▶ **Exercise prompt**
Where the word "matplotlib" occurs in a line, return that line.

▶ **Supplied data**
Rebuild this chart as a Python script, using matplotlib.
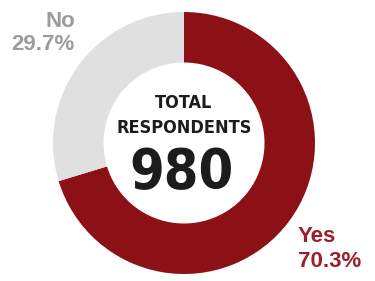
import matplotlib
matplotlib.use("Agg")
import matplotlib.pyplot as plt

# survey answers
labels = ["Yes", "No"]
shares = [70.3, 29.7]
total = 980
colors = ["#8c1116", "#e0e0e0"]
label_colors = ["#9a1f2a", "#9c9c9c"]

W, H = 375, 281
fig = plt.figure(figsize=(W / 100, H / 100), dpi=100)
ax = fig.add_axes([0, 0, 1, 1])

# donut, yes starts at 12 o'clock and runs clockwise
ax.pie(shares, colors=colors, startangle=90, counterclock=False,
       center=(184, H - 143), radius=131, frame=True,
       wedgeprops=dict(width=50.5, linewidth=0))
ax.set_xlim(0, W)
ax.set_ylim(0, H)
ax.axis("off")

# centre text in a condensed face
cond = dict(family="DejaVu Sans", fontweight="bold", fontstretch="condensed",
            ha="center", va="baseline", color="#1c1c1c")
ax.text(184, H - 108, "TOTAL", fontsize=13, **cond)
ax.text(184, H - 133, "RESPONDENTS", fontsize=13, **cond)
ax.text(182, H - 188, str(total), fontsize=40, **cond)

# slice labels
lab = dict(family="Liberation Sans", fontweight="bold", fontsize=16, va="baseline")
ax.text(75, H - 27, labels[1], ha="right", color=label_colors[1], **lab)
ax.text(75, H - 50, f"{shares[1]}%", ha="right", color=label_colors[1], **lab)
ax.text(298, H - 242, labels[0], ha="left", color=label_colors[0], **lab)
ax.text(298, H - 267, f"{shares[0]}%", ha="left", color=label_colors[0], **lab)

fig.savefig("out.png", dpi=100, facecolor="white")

▶ **Answer to the exercise**
Rebuild this chart as a Python script, using matplotlib.
import matplotlib
matplotlib.use("Agg")
import matplotlib.pyplot as plt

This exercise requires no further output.